Killarmy, a Wu-satellite group, also has a third album on the way, and it unveiled the lead single, “It’s Militant,” in sprawling stop-and-start fashion. This seven-man crew opened with a few seconds of its best song, “Wake Up,” but lamentably never returned to this tune after this initial tease. Instead, it rattled off verses from tracks from its first album, Silent Weapons for Quiet Wars, which it optimistically described as a classic, saving only a minor segment of the program for tunes from the seldom-heard follow-up, Dirty Weaponry. Although the group delivered an adequate set, it was rather disappointing not to see U-God, Masta Killa, or Wu runner-up Streetlife emerge for cameos as they did on the albums, and what freestyle fury it mustered fizzled in comparison to the all-out assault that was to follow. For its part, Killarmy was disappointed in its draw, complaining frequently that the sound system was too subdued and the lights were too bright. Still, the group remains a solid second-tier hip-hop act, and its fiercest soldier, P.R. Terrorist, can hang with the big dogs when it comes to vocabulary and delivery.

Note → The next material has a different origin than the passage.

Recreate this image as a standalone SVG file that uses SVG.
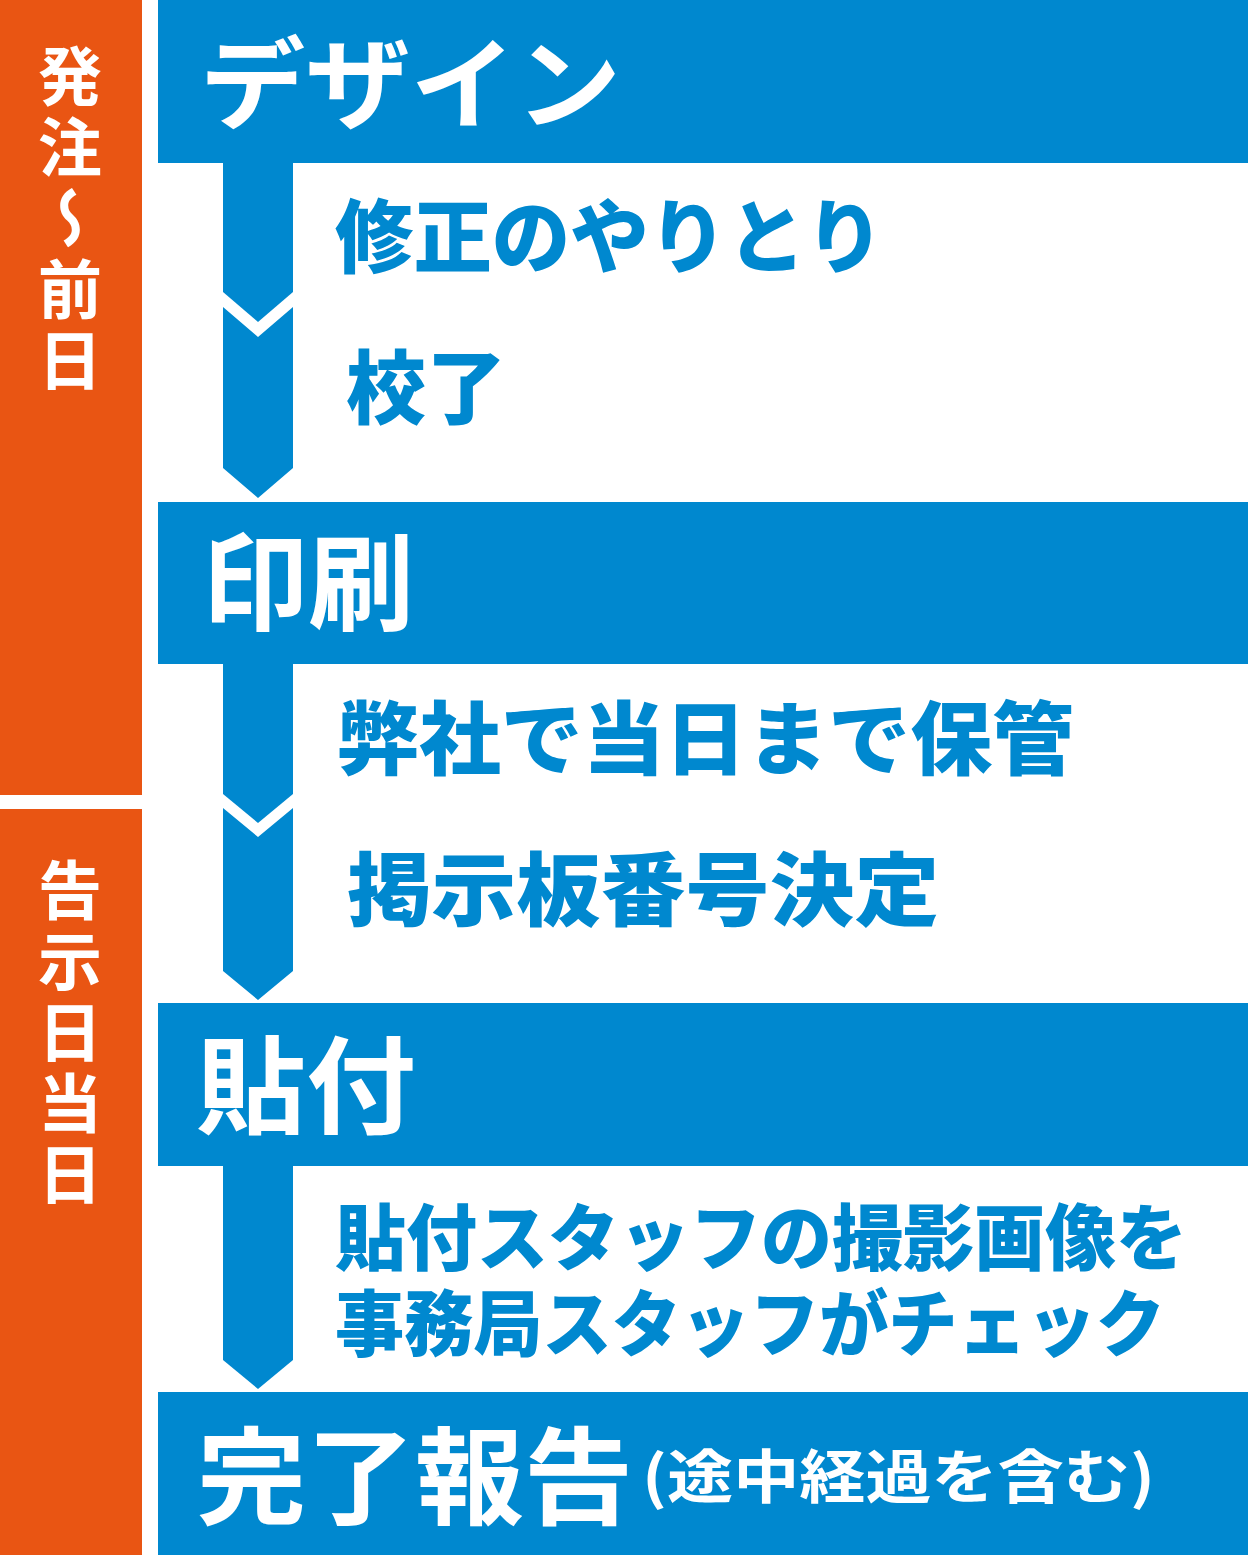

The area’s answer to the 36 Chambers, Topeka’s DVS Mindz, delivered a fierce set teeming with intensity and emotion. Using stop-and-start beats and group recital in an impressive fashion, the crew spit fire on tracks such as “Tired of Talking,” and its DJ showed and proved on the turntables after the set was done. Like Wu-Tang, DVS treated fans to some “real live a cappella hip-hop lyrics,” with one rant that blasted the music industry for sleeping on the Midwest and several others that brutally lambasted Pitch writer Shawn Edwards, who the group felt gave it a bum rap in his piece “One More Chance.” Fortunately, DVS Mindz shouldn’t have much cause for giving other scribes the kind of treatment Eminem gave XXL and Billboard‘s Timothy White, because its beats and rhymes were tight enough that even jaded critics probably couldn’t stop themselves from bobbing their heads. This was the group’s big-time showcase, and it proved to a tightly packed crowd and two touring bands that it deserves major-label interest.